Before the meteoric rise that would see him write, direct and edit The Longhouse People (1951) at age 26, Wargon packed a significant and eclectic range of artistic experiences into his formative and developmental years. After deciding at age 12 to become an artist, he graduated from Toronto’s Central Technical High School and the Ontario College of Art. At age 21 he served as Chief Designer of Decorative Displays at Eaton’s College Street before talking his way into an entry-level production job at the NFB. Along the way he rubbed shoulders with acclaimed artists like the Group of Seven’s Frederick Varley. Varley’s appreciation for Wargon’s creative talents paved the way for the documentary Varley (1953), featured at the Venice Film Festival.

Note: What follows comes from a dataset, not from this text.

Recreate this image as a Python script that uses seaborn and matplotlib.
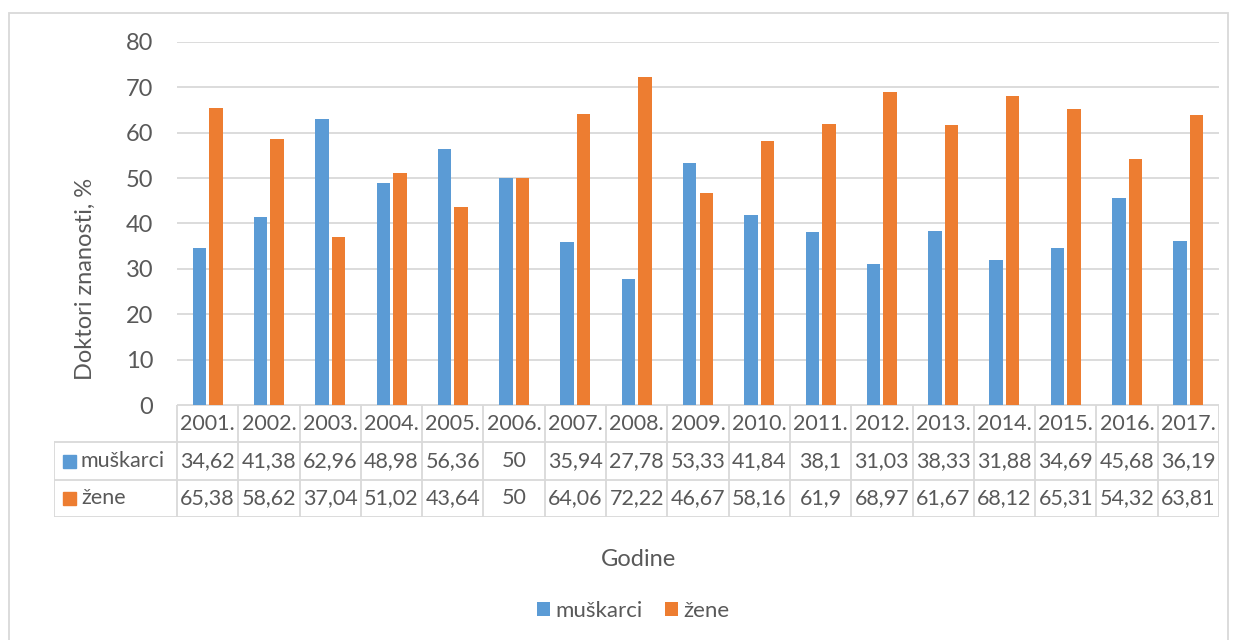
import numpy as np
import pandas as pd
import seaborn as sns
import matplotlib.pyplot as plt
from matplotlib.patches import Rectangle, Patch

# Data
godine = [2001, 2002, 2003, 2004, 2005, 2006, 2007, 2008, 2009,
          2010, 2011, 2012, 2013, 2014, 2015, 2016, 2017]
muskarci = [34.62, 41.38, 62.96, 48.98, 56.36, 50, 35.94, 27.78, 53.33,
            41.84, 38.1, 31.03, 38.33, 31.88, 34.69, 45.68, 36.19]
zene = [65.38, 58.62, 37.04, 51.02, 43.64, 50, 64.06, 72.22, 46.67,
        58.16, 61.9, 68.97, 61.67, 68.12, 65.31, 54.32, 63.81]
serije = ["muškarci", "žene"]
boje = ["#5B9BD5", "#ED7D31"]

year_labels = [f"{g}." for g in godine]
df = pd.DataFrame({
    "godina": year_labels * 2,
    "udio": muskarci + zene,
    "spol": [serije[0]] * len(godine) + [serije[1]] * len(godine),
})

sns.set_theme(style="white")
plt.rcParams["font.family"] = ["Lato", "DejaVu Sans"]
txt = "#595959"
grid = "#D9D9D9"
fs_tab = 15.5

W, H = 1236, 640
fig = plt.figure(figsize=(W / 100, H / 100), dpi=100)

def fx(px):
    return px / W

def fy(py):
    return 1 - py / H

x0, x1 = 177, 1219
y_top, y_base = 42, 405
ax = fig.add_axes([fx(x0), fy(y_base), fx(x1) - fx(x0), fy(y_top) - fy(y_base)])
sns.barplot(data=df, x="godina", y="udio", hue="spol", palette=boje,
            width=0.54, ax=ax, legend=False, saturation=1)
for p in ax.patches:
    w = p.get_width()
    p.set_x(p.get_x() + 0.025)
    p.set_width(w - 0.05)
    p.set_edgecolor("none")

ax.set_xlim(-0.5, len(godine) - 0.5)
ax.set_ylim(0, 80)
ax.set_yticks(range(0, 81, 10))
ax.yaxis.grid(True, color=grid, linewidth=1.3)
ax.set_axisbelow(True)
for s in ax.spines.values():
    s.set_visible(False)
ax.set_xticks([])
ax.set_xlabel("")
ax.set_ylabel("")
ax.tick_params(axis="y", colors=txt, labelsize=17, length=0, pad=17)

# Data table below the axes
tl, tr = 54, 1219
rows = [405, 442, 480, 517]
tab = fig.add_axes([fx(tl), fy(rows[-1]), fx(tr) - fx(tl), fy(rows[0]) - fy(rows[-1])])
tab.set_xlim(tl, tr)
tab.set_ylim(rows[-1], rows[0])
tab.axis("off")
cw = (x1 - x0) / len(godine)
lc = dict(color=grid, linewidth=1.3)
tab.plot([x0, tr], [rows[0], rows[0]], **lc)
for r in rows[1:]:
    tab.plot([tl, tr], [r, r], **lc)
tab.plot([tl, tl], [rows[1], rows[-1]], **lc)
for i in range(len(godine) + 1):
    xv = x0 + i * cw
    tab.plot([xv, xv], [rows[0], rows[-1]], **lc)

def fmt(v):
    return f"{v:g}".replace(".", ",")

for i, lab in enumerate(year_labels):
    cx = x0 + (i + 0.5) * cw
    tab.text(cx, (rows[0] + rows[1]) / 2, lab, ha="center", va="center", fontsize=fs_tab, color=txt)
    tab.text(cx, (rows[1] + rows[2]) / 2, fmt(muskarci[i]), ha="center", va="center", fontsize=fs_tab, color=txt)
    tab.text(cx, (rows[2] + rows[3]) / 2, fmt(zene[i]), ha="center", va="center", fontsize=fs_tab, color=txt)

for k, (name, c) in enumerate(zip(serije, boje)):
    cy = (rows[k + 1] + rows[k + 2]) / 2
    tab.add_patch(Rectangle((63, cy - 6.5), 13, 13, color=c, clip_on=False))
    tab.text(81, cy, name, ha="left", va="center", fontsize=fs_tab, color=txt)

# Axis titles
fig.text(fx(85), fy(279), "Doktori znanosti, %", rotation=90, ha="center", va="center",
         fontsize=17, color=txt)
fig.text(fx(638), fy(560), "Godine", ha="center", va="center", fontsize=17, color=txt)

# Legend
handles = [Patch(facecolor=c, edgecolor="none", label=n) for n, c in zip(serije, boje)]
leg = fig.legend(handles=handles, loc="center", bbox_to_anchor=(fx(633), fy(611)), ncol=2,
                 frameon=False, fontsize=16, handlelength=0.58, handleheight=0.58,
                 handletextpad=0.25, columnspacing=1.0)
for t in leg.get_texts():
    t.set_color(txt)

# Chart border
fig.add_artist(Rectangle((fx(9), fy(650)), fx(1228) - fx(9), fy(13) - fy(650),
                         transform=fig.transFigure, fill=False, edgecolor=grid, linewidth=1.3))

fig.savefig("out.png", dpi=100)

Wargon’s penchant for demanding more than was budgeted for financial and human resources often put him at odds with superiors, yet invariably garnered their respect once a film was released. His insistence on authenticity and honouring commitments made to subjects earned him their undying loyalty. Gratified by the fidelity with which Wargon had depicted his Cayuga clan’s life cycle in The Longhouse People, its primary participant, Chief Deskaheh, formally adopted Wargon as a nephew.

During his tenure at the NFB and beyond, Wargon frequented and worked with the who’s who of the entertainment, business and political spheres. His interactions with these players are documented in his 50-chapter, sardonically titled book The Birth of Hollywood North: Nice Idea, but Nothing Good Ever Came Out of Canada (2016). 

Wargon’s body of work gives the lie to this slight. In addition to the aforementioned critically acclaimed films, at the NFB he made Lismer (1951), Salt Cod (1954), Sable Island (1956), Encounter at Trinity (1957), Wolfe and Montcalm (1957) and Canadian Profile (1957). Of the latter, noted Canadian filmmaker Allan King remarked that it was the “most mined film for stock footage at the NFB.” Wargon also produced and directed the pioneering Mr. Piper (1963), a 39-episode children’s series that was awarded a certificate of merit at the 1964 Cannes Film Festival.

After transitioning from the film business in Toronto to rural life near Shelburne, Ontario, Wargon painstakingly practised the art of creative writing before penning four novels and Hollywood North

Nor were those Wargon’s last words. After grudgingly relinquishing the farm on which he drove a tractor until age 97, he and his wife, Esther, repaired to Toronto, where he continued to write until he passed away in July 2024.